A large portion of the time and expense incurred in this case resulted from 3 S Inc.’s demand for a jury trial. Yet, because of the numerous claims and counterclaims involved, the district court awarded Zarek only one-half of the total fees and costs ($4903). We find no abuse of discretion.

IV. Dismissal of Counterclaims and Third-Party Claims. 3 S Inc. contends the district court erred in dismissing several counterclaims and third-party claims which were filed after the jury verdict, judgment entry, and the filing of post trial motions in this action.

On November 5, 1991, the hearing was held on Zarek’s application for attorney fees and costs and on the post trial motions of 3 S Inc. and Brown. That same day, 3 S Inc. and Brown filed several counterclaims and third-party claims. The counterclaims alleged Zarek had engaged in “champerty and maintenance” and had brought its action regarding attorney fees and costs for improper motives and purposes. The third-party claims alleged the law firm which represented Zarek was liable for the costs incurred in Zarek’s “wrongful claim.”

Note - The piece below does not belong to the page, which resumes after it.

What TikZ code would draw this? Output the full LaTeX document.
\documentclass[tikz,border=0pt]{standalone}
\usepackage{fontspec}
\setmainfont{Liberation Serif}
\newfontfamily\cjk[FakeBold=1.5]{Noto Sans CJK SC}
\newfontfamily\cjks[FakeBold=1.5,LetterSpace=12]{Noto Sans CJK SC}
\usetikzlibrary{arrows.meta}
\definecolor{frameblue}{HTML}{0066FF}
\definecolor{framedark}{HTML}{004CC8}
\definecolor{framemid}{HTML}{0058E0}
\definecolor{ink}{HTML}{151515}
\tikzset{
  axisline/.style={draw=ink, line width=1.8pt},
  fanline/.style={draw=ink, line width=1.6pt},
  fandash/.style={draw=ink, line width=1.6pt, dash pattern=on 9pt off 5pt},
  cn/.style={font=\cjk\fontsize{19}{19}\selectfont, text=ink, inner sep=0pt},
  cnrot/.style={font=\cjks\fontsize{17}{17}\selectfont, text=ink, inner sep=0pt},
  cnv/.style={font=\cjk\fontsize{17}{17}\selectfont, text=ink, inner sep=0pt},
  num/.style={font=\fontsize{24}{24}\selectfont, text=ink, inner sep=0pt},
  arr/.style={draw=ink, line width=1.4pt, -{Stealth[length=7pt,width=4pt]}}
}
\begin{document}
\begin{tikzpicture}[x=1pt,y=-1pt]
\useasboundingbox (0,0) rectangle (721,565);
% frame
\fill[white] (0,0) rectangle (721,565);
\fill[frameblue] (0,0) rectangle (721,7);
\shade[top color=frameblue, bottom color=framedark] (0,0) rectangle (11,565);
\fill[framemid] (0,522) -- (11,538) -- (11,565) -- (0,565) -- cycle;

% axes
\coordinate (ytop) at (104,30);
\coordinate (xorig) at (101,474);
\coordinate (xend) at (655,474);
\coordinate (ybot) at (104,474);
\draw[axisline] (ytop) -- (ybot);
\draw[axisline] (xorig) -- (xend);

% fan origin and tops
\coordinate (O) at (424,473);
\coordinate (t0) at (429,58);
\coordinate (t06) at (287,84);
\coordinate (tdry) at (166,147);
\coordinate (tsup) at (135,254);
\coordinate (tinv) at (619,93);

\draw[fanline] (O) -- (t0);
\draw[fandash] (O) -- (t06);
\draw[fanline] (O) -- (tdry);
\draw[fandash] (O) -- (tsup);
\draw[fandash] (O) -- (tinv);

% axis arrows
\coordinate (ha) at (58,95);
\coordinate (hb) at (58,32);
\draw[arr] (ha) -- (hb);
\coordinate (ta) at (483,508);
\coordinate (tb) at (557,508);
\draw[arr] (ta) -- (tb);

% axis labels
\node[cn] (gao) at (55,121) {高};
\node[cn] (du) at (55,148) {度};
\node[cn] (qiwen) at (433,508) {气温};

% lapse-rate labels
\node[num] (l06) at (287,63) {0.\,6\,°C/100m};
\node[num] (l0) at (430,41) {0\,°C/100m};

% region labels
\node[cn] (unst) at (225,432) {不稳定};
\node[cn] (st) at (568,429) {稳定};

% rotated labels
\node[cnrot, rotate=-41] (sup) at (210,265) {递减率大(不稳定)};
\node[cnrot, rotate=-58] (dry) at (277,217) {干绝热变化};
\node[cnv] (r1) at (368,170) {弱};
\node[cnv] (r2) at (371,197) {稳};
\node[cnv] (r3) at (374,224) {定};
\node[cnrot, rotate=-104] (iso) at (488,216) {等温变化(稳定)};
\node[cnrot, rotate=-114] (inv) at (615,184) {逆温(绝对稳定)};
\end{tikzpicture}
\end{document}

“A pleading must contain a counterclaim for every cause of action then matured. . . .” Iowa R. Civ. P. 29. A final judgment on the merits of a cause of action bars the filing of an additional compulsory counterclaim. Id. As Zarek’s petition included an application for attorney fees and costs, 3 S Inc. had an opportunity to file its counterclaim alleging “champerty and maintenance” at that juncture. The district court did not err in dismissing this counterclaim.

Leave of the court is required to bring in a third party if such action is not filed within ten days after the filing of the original answer. Iowa R. Civ. P. 34(a). No such request was ever made by 3 S Inc. Therefore, the district court properly dismissed 3 S Inc.’s third-party complaint.

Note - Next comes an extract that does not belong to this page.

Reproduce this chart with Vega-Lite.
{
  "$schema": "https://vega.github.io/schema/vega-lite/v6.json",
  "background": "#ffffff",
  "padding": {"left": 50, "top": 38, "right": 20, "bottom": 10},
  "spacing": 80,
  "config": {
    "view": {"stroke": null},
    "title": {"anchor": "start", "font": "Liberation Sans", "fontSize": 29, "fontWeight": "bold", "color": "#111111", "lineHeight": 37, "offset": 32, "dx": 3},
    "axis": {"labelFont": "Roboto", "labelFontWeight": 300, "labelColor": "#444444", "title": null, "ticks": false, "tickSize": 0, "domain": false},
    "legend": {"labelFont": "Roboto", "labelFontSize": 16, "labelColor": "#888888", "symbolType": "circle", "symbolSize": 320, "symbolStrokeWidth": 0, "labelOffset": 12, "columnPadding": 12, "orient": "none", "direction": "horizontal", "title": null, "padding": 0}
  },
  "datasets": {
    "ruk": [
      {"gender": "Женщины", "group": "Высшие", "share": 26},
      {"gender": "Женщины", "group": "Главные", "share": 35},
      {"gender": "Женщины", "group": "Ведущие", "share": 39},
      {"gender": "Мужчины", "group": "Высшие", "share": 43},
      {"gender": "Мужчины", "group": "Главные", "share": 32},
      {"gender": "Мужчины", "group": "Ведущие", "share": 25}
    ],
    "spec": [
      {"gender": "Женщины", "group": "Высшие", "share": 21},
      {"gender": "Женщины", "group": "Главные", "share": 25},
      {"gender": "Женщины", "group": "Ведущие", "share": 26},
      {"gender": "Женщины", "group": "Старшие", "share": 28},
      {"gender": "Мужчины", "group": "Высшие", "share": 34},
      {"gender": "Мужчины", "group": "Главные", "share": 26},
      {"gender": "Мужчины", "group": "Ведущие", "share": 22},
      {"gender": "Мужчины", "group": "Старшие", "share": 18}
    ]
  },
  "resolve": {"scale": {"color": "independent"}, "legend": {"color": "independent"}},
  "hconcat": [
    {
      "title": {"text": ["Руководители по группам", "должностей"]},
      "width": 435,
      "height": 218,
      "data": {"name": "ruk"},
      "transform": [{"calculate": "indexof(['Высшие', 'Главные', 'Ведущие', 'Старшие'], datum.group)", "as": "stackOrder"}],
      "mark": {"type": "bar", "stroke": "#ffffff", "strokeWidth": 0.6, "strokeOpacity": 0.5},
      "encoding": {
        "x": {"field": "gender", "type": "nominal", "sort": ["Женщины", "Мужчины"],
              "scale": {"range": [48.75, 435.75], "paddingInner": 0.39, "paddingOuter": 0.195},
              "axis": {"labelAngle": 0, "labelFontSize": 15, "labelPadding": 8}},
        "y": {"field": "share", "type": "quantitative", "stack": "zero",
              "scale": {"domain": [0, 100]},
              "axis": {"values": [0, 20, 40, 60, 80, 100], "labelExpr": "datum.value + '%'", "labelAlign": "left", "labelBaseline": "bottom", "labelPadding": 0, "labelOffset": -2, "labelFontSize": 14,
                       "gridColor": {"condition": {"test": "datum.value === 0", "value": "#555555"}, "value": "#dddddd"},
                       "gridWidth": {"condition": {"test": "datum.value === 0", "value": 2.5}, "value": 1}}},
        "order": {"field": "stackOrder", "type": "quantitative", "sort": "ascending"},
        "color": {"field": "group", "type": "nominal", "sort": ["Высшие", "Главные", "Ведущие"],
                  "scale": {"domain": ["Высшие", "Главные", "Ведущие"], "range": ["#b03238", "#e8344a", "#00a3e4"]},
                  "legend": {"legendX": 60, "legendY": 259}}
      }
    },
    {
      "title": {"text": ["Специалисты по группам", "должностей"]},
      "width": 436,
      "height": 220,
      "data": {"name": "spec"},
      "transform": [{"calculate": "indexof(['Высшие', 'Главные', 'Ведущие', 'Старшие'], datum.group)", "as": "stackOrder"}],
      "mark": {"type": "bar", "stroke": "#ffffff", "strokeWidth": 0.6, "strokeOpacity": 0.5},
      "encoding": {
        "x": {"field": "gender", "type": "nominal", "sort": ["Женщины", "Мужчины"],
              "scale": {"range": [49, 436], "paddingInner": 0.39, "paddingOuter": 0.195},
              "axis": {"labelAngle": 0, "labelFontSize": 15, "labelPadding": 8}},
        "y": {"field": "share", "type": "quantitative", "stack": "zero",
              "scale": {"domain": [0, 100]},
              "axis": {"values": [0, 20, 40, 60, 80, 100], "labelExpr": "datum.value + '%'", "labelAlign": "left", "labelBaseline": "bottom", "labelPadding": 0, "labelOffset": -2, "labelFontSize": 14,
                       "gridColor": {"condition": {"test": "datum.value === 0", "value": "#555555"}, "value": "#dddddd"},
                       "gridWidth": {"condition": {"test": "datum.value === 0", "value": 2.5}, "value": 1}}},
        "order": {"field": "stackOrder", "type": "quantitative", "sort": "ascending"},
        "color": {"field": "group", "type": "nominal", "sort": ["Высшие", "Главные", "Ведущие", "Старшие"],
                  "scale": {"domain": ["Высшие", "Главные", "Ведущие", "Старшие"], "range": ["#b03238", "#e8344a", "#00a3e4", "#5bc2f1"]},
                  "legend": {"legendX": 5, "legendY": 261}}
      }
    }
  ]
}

V. Appellate Attorney Fees. Zarek requests permission to file an application for appellate attorney fees. We find no language in section 625.22 or in paragraph 27 which precludes the award of appellate attorney fees. We grant Zarek’s request to file an application for attorney fees. See Federal Land Bank v. Woods, 480 N.W.2d 61, 70 (Iowa 1992) (appellant entitled to attorney fees because the attorney fee language in the note did not prohibit such fees). Such an application must be filed with this court within ten days of the filing of this opinion. We retain jurisdiction on this matter.

The costs of this appeal are taxed one-half to 3 S Inc. and one-half to Brown.

For the reasons stated, we affirm the judgment of the district court.